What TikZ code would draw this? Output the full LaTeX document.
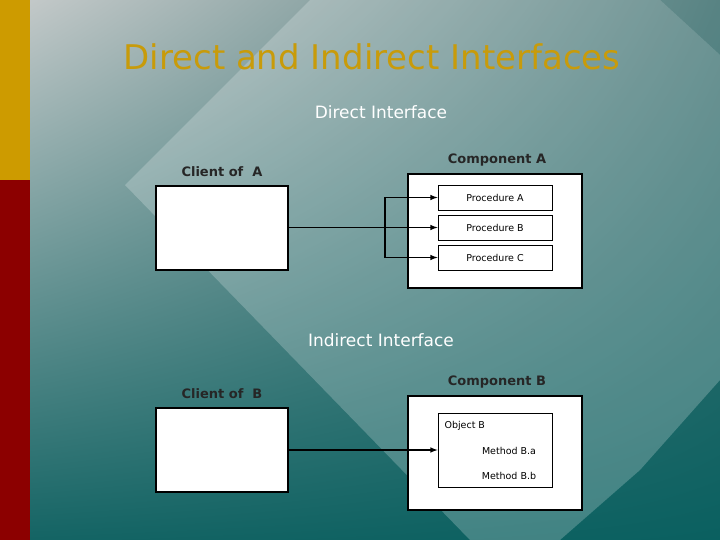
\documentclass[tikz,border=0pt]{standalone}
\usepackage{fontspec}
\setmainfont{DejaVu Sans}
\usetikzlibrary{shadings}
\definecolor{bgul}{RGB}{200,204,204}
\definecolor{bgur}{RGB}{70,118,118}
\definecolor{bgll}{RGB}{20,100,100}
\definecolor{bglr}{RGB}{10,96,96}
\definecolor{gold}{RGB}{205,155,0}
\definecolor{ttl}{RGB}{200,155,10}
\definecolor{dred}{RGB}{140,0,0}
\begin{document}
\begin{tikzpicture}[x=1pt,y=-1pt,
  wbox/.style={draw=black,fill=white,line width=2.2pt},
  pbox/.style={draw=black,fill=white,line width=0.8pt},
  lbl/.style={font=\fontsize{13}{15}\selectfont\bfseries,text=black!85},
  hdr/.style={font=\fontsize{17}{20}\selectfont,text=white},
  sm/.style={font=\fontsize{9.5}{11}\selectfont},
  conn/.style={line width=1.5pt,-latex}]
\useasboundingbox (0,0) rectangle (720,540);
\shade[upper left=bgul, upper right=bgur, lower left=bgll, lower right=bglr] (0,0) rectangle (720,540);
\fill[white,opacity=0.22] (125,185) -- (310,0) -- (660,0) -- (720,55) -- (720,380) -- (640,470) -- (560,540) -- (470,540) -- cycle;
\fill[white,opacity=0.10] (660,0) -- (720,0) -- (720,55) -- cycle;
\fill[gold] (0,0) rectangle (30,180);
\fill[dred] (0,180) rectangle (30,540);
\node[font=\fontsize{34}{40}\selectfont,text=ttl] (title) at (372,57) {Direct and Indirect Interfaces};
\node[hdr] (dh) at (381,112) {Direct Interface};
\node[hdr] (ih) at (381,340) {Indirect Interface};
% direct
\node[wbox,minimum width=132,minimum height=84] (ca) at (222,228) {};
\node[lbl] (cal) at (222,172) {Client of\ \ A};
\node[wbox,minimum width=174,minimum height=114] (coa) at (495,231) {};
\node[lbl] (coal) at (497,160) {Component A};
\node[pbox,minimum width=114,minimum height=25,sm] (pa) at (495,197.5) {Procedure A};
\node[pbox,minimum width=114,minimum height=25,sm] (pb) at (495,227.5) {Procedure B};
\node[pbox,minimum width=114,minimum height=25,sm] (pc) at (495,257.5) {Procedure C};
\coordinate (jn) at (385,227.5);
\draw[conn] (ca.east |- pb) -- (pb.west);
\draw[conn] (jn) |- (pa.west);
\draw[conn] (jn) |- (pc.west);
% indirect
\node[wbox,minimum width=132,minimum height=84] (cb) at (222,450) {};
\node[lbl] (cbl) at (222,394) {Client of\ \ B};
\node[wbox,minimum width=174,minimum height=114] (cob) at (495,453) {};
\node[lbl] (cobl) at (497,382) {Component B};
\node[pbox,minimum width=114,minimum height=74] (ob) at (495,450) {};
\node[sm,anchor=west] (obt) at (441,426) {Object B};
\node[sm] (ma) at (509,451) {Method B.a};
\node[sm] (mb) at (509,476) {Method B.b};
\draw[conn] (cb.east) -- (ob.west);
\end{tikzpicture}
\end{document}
-------
What you should do »
Leave out the pictures and restate everything else word for word.

Written reply »
What TikZ code would draw this? Output the full LaTeX document.
\documentclass[tikz,border=0pt]{standalone}
\usepackage{fontspec}
\setmainfont{DejaVu Sans}
\usetikzlibrary{shadings}
\definecolor{bgul}{RGB}{200,204,204}
\definecolor{bgur}{RGB}{70,118,118}
\definecolor{bgll}{RGB}{20,100,100}
\definecolor{bglr}{RGB}{10,96,96}
\definecolor{gold}{RGB}{205,155,0}
\definecolor{ttl}{RGB}{200,155,10}
\definecolor{dred}{RGB}{140,0,0}
\begin{document}
\begin{tikzpicture}[x=1pt,y=-1pt,
  wbox/.style={draw=black,fill=white,line width=2.2pt},
  pbox/.style={draw=black,fill=white,line width=0.8pt},
  lbl/.style={font=\fontsize{13}{15}\selectfont\bfseries,text=black!85},
  hdr/.style={font=\fontsize{17}{20}\selectfont,text=white},
  sm/.style={font=\fontsize{9.5}{11}\selectfont},
  conn/.style={line width=1.5pt,-latex}]
\useasboundingbox (0,0) rectangle (720,540);
\shade[upper left=bgul, upper right=bgur, lower left=bgll, lower right=bglr] (0,0) rectangle (720,540);
\fill[white,opacity=0.22] (125,185) -- (310,0) -- (660,0) -- (720,55) -- (720,380) -- (640,470) -- (560,540) -- (470,540) -- cycle;
\fill[white,opacity=0.10] (660,0) -- (720,0) -- (720,55) -- cycle;
\fill[gold] (0,0) rectangle (30,180);
\fill[dred] (0,180) rectangle (30,540);
\node[font=\fontsize{34}{40}\selectfont,text=ttl] (title) at (372,57) {Direct and Indirect Interfaces};
\node[hdr] (dh) at (381,112) {Direct Interface};
\node[hdr] (ih) at (381,340) {Indirect Interface};
% direct
\node[wbox,minimum width=132,minimum height=84] (ca) at (222,228) {};
\node[lbl] (cal) at (222,172) {Client of\ \ A};
\node[wbox,minimum width=174,minimum height=114] (coa) at (495,231) {};
\node[lbl] (coal) at (497,160) {Component A};
\node[pbox,minimum width=114,minimum height=25,sm] (pa) at (495,197.5) {Procedure A};
\node[pbox,minimum width=114,minimum height=25,sm] (pb) at (495,227.5) {Procedure B};
\node[pbox,minimum width=114,minimum height=25,sm] (pc) at (495,257.5) {Procedure C};
\coordinate (jn) at (385,227.5);
\draw[conn] (ca.east |- pb) -- (pb.west);
\draw[conn] (jn) |- (pa.west);
\draw[conn] (jn) |- (pc.west);
% indirect
\node[wbox,minimum width=132,minimum height=84] (cb) at (222,450) {};
\node[lbl] (cbl) at (222,394) {Client of\ \ B};
\node[wbox,minimum width=174,minimum height=114] (cob) at (495,453) {};
\node[lbl] (cobl) at (497,382) {Component B};
\node[pbox,minimum width=114,minimum height=74] (ob) at (495,450) {};
\node[sm,anchor=west] (obt) at (441,426) {Object B};
\node[sm] (ma) at (509,451) {Method B.a};
\node[sm] (mb) at (509,476) {Method B.b};
\draw[conn] (cb.east) -- (ob.west);
\end{tikzpicture}
\end{document}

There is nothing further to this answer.